Layer Example What it adds
Underfoot A wool or sisal rug a soft base the room settles onto
Seating Leather or boucle structure played against softness
Window Linen drapery filtered light and a little movement
Accent Hammered brass or stone sheen against all that matte

This is the fourth idea behind what the studio calls the Earned Beauty Principle, that a room builds its depth in layers, not in a single pass. Sourcing is how those layers are found. Natural materials gathered from the regions they come from carry a quality a single factory run cannot reproduce, and used sparingly, four or five of them say what twenty matching pieces never could.

Kanika’s Perspective

A room you finish in a single pass is a room you redo in two years. We build in layers so it deepens instead of dating, and we start with the materials a family will actually touch.

Kanika Bakshi Khurana

Layered rooms and Bay Area light

There is one more reason texture matters more here than most places. Texture and light are partners, which makes the Bay Area a generous place to layer a room.
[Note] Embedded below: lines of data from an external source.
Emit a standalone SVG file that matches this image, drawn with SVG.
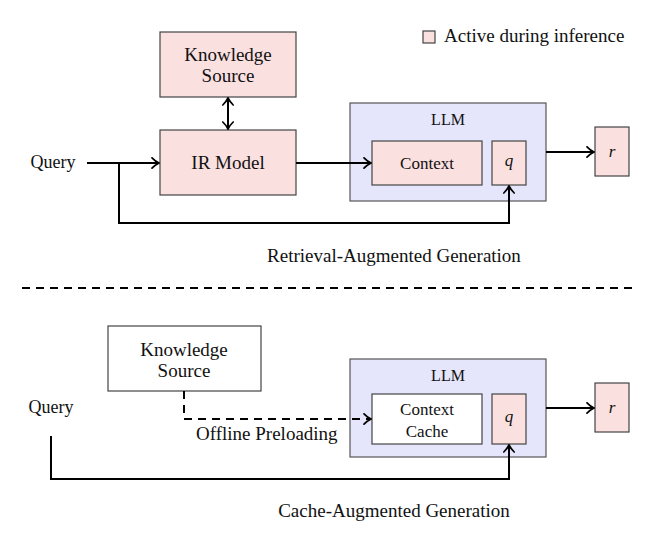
<svg xmlns="http://www.w3.org/2000/svg" width="662" height="550" viewBox="0 0 662 550">
<style>
text{font-family:"Liberation Serif","DejaVu Serif",serif;font-size:19px;fill:#111}
.pink{fill:#fbe0e0;stroke:#444;stroke-width:1.2}
.white{fill:#ffffff;stroke:#444;stroke-width:1.2}
.llm{fill:#e5e5fb;stroke:#555;stroke-width:1.2}
.c{stroke:#000;stroke-width:2;fill:none}
.d{stroke:#000;stroke-width:2;fill:none;stroke-dasharray:8,6}
.m{text-anchor:middle}
.s{font-size:17px}
.q{font-size:18px}
.l{font-size:16px}
.v{font-style:italic;font-size:17px}
</style>
<defs>
<marker id="ah" viewBox="0 0 10 12" refX="9" refY="6" markerWidth="10" markerHeight="12" orient="auto-start-reverse" markerUnits="userSpaceOnUse">
<path d="M2,0.8 Q5,4 9,6 Q5,8 2,11.2" fill="none" stroke="#000" stroke-width="1.7" stroke-linecap="round"/>
</marker>
</defs>
<rect width="662" height="550" fill="#fff"/>

<g id="legend">
<rect x="423" y="31" width="12" height="12" class="pink"/>
<text x="444" y="42">Active during inference</text>
</g>

<g id="rag-knowledge">
<rect x="160" y="32" width="136" height="65" class="pink"/>
<text x="228" y="61" class="m">Knowledge</text>
<text x="228" y="82" class="m">Source</text>
</g>
<g id="rag-ir">
<rect x="160" y="130" width="136" height="65" class="pink"/>
<text x="228" y="169" class="m">IR Model</text>
</g>
<g id="rag-query">
<text x="53" y="168" class="m q">Query</text>
</g>
<g id="rag-llm">
<rect x="350" y="103" width="196" height="98" class="llm"/>
<text x="448" y="125" class="m l">LLM</text>
<rect x="372" y="141" width="110" height="44" class="pink"/>
<text x="427" y="169" class="m s">Context</text>
<rect x="492" y="141" width="34" height="44" class="pink"/>
<text x="509" y="166" class="m v">q</text>
</g>
<g id="rag-r">
<rect x="595" y="127" width="34" height="49" class="pink"/>
<text x="612" y="157" class="m v">r</text>
</g>
<text x="394" y="262" class="m">Retrieval-Augmented Generation</text>

<line x1="22" y1="288" x2="638" y2="288" class="d"/>

<g id="cag-knowledge">
<rect x="108" y="326" width="153" height="65" class="white"/>
<text x="184" y="356" class="m">Knowledge</text>
<text x="184" y="377" class="m">Source</text>
</g>
<g id="cag-query">
<text x="51" y="413" class="m q">Query</text>
</g>
<g id="cag-llm">
<rect x="350" y="359" width="196" height="98" class="llm"/>
<text x="448" y="381" class="m l">LLM</text>
<rect x="372" y="394" width="110" height="50" class="white"/>
<text x="427" y="415" class="m s">Context</text>
<text x="427" y="437" class="m s">Cache</text>
<rect x="492" y="394" width="34" height="50" class="pink"/>
<text x="509" y="422" class="m v">q</text>
</g>
<g id="cag-r">
<rect x="595" y="383" width="34" height="49" class="pink"/>
<text x="612" y="413" class="m v">r</text>
</g>
<text x="196" y="440">Offline Preloading</text>
<text x="394" y="517" class="m">Cache-Augmented Generation</text>

<g id="connectors">
<line x1="228" y1="98" x2="228" y2="129" class="c" marker-start="url(#ah)" marker-end="url(#ah)"/>
<line x1="87" y1="163" x2="159" y2="163" class="c" marker-end="url(#ah)"/>
<polyline points="119,163 119,223 509,223 509,186" class="c" marker-end="url(#ah)"/>
<line x1="296" y1="163" x2="371" y2="163" class="c" marker-end="url(#ah)"/>
<line x1="546" y1="152" x2="594" y2="152" class="c" marker-end="url(#ah)"/>
<polyline points="184,391 184,419 371,419" class="d" marker-end="url(#ah)"/>
<polyline points="51,436 51,479 509,479 509,445" class="c" marker-end="url(#ah)"/>
<line x1="546" y1="408" x2="594" y2="408" class="c" marker-end="url(#ah)"/>
</g>
</svg>
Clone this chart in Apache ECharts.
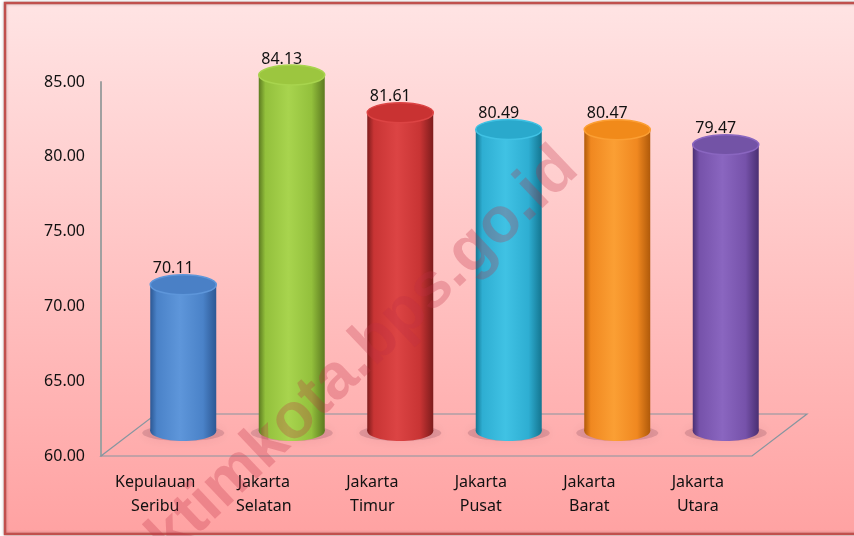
<!DOCTYPE html>
<html>
<head>
<meta charset="utf-8">
<script src="https://cdn.jsdelivr.net/npm/echarts@6/dist/echarts.min.js"></script>
<style>
html, body { margin: 0; padding: 0; background: #fff; }
#chart { width: 854px; height: 536px; }
</style>
</head>
<body>
<div id="chart"></div>
<script>
// data
var categories = ["Kepulauan\nSeribu", "Jakarta\nSelatan", "Jakarta\nTimur", "Jakarta\nPusat", "Jakarta\nBarat", "Jakarta\nUtara"];
var values = [70.11, 84.13, 81.61, 80.49, 80.47, 79.47];
var yMin = 60;
var yMax = 85;
var yStep = 5;

// cylinder colours: [dark edge, body, highlight, top face]
var barColors = [
  ["#2c5894", "#4a82c8", "#5e96da", "#4a80c6"],
  ["#5c7a20", "#93c03c", "#a8d44e", "#9cc63f"],
  ["#7e1c1c", "#c83434", "#dc4444", "#c93232"],
  ["#147590", "#2eaed2", "#40c2e4", "#2aa9cc"],
  ["#b05a0a", "#f08820", "#fb9f34", "#f18a1a"],
  ["#4a2f72", "#7652aa", "#8a66c0", "#7353a6"]
];

var chartDom = document.getElementById("chart");
var myChart = echarts.init(chartDom);

var depthX = 55, depthY = -42;

function renderFloor(params, api) {
  var cs = params.coordSys;
  var x0 = cs.x, y0 = cs.y + cs.height, x1 = cs.x + cs.width;
  return {
    type: "polygon",
    shape: { points: [[x0, y0], [x1, y0], [x1 + depthX, y0 + depthY], [x0 + depthX, y0 + depthY]] },
    style: { fill: "rgba(0,0,0,0)", stroke: "#8796a0", lineWidth: 1.2 }
  };
}

function renderCylinder(params, api) {
  var i = api.value(0);
  var v = api.value(1);
  var top = api.coord([i, v]);
  var base = api.coord([i, yMin]);
  var cx = top[0] + 28;
  var rx = 33, ry = 10;
  var yTop = top[1] - 20;
  var yBot = base[1] - 25;
  var c = barColors[i];
  var side = new echarts.graphic.LinearGradient(0, 0, 1, 0, [
    { offset: 0, color: c[0] },
    { offset: 0.1, color: c[1] },
    { offset: 0.45, color: c[2] },
    { offset: 0.8, color: c[1] },
    { offset: 1, color: c[0] }
  ]);
  return {
    type: "group",
    children: [
      {
        type: "ellipse",
        shape: { cx: cx, cy: yBot + 2, rx: rx + 8, ry: ry - 2 },
        style: { fill: "rgba(90,40,60,0.18)", shadowBlur: 12, shadowColor: "rgba(90,30,50,0.45)" }
      },
      {
        type: "rect",
        shape: { x: cx - rx, y: yTop, width: rx * 2, height: yBot - yTop },
        style: { fill: side }
      },
      {
        type: "ellipse",
        shape: { cx: cx, cy: yBot, rx: rx, ry: ry },
        style: { fill: side }
      },
      {
        type: "ellipse",
        shape: { cx: cx, cy: yTop, rx: rx, ry: ry },
        style: { fill: c[3], stroke: c[2], lineWidth: 1.5 }
      },
      {
        type: "text",
        style: {
          text: v.toFixed(2),
          x: cx - 10,
          y: yTop - ry + 2,
          align: "center",
          verticalAlign: "bottom",
          font: "16px 'Noto Sans'",
          fill: "#111"
        }
      }
    ]
  };
}

var option = {
  animation: false,
  graphic: [
    {
      type: "rect",
      z: -10,
      shape: { x: 5, y: 3, width: 860, height: 531 },
      style: {
        fill: new echarts.graphic.LinearGradient(0, 0, 0, 1, [
          { offset: 0, color: "#ffe4e4" },
          { offset: 1, color: "#ffa2a2" }
        ]),
        stroke: "#c0504d",
        lineWidth: 2.5,
        shadowBlur: 3,
        shadowColor: "rgba(0,0,0,0.25)"
      }
    },
    {
      type: "text",
      z: 50,
      x: 344,
      y: 372,
      rotation: 43.5 * Math.PI / 180,
      silent: true,
      style: {
        text: "jaktimkota.bps.go.id",
        align: "center",
        verticalAlign: "middle",
        font: "bold 64px 'Liberation Sans'",
        fill: "rgba(190,45,70,0.28)"
      }
    }
  ],
  grid: {
    left: 101,
    right: 102,
    top: 82,
    bottom: 80,
    containLabel: false,
    outerBoundsMode: "none"
  },
  xAxis: {
    type: "category",
    data: categories,
    axisLine: { show: false },
    axisTick: { show: false },
    axisLabel: {
      margin: 14,
      lineHeight: 24,
      fontSize: 16,
      fontFamily: "Noto Sans",
      color: "#111"
    }
  },
  yAxis: {
    type: "value",
    min: yMin,
    max: yMax,
    interval: yStep,
    splitLine: { show: false },
    axisTick: { show: false },
    axisLine: { show: true, lineStyle: { color: "#a0a0a0", width: 2 } },
    axisLabel: {
      margin: 16,
      fontSize: 16,
      fontFamily: "Noto Sans",
      color: "#111",
      formatter: function (v) { return v.toFixed(2); }
    }
  },
  series: [
    {
      type: "custom",
      renderItem: renderFloor,
      data: [[0]],
      z: 1,
      silent: true
    },
    {
      type: "custom",
      renderItem: renderCylinder,
      data: values.map(function (v, i) { return [i, v]; }),
      encode: { x: 0, y: 1 },
      z: 2
    }
  ]
};

myChart.setOption(option);

window.onresize = function () {
  myChart.resize();
};
</script>
</body>
</html>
On the Peninsula, the open plans and walls of glass that the Eichler legacy left behind carry daylight deep into a room all day, and that moving light is what brings layered texture alive. A nubby wool or a slab of marble looks like one thing at breakfast and another by late afternoon, because the shadows shift with the sun.

Kanika Design, an interior design firm based in the San Francisco Bay Area, builds living rooms this way on purpose, layered to deepen over years rather than dated by a single look. A layered room is the opposite of a quick refresh. If your living room feels flat and you suspect it isn’t the color, start a conversation with our studio. The fix usually begins with two or three materials, not a whole new room. You can see the same thinking shape a whole room in the living room that earns its beauty, watch it play out in color in committing to a bold hue, and it is the way an interior designer in Palo Alto ought to work.

Read Also – 20 Living Room Design Ideas for a Cozy Gathering Space

FAQ

Q. What is texture layering in interior design?

Texture layering is combining materials with different feels and finishes in one space, smooth and rough, matte and glossy, soft and structured, so the room reads with depth. It is a core interior design discipline because varied textures catch light differently and keep both the eye and the hand engaged rather than letting a room go flat.

Q. Why does my living room feel flat?

A flat living room is usually a texture problem, not a color problem. When every surface shares the same finish, light hits it all the same way and the room reads as one note. Swapping a few surfaces for materials that catch light differently adds depth, even when the palette stays exactly the same.

Q. Can a living room have too many textures?

Yes, it can. Aim for two or three distinct finishes rather than a long list. That is enough contrast to hold attention without the materials competing. The textures can differ widely in feel, as long as they share a tone and a sense of scale, which is what keeps variety from turning into clutter.

Q. How do you layer rugs in a living room?

Start with a large, quiet base such as a flat-weave or sisal rug, then set a smaller patterned or vintage rug on top. The base settles the furniture and the top layer brings pattern and warmth, giving the floor the same built-up depth as the rest of the room.

Q. What textures make a room feel warm?

Soft, natural materials warm a room fastest, wool, linen, leather, boucle, and oiled wood. They absorb light rather than bounce it, which reads as cozy, and they wear in rather than out. Pair them with a little sheen, like brass or stone, so the warmth has something to play against.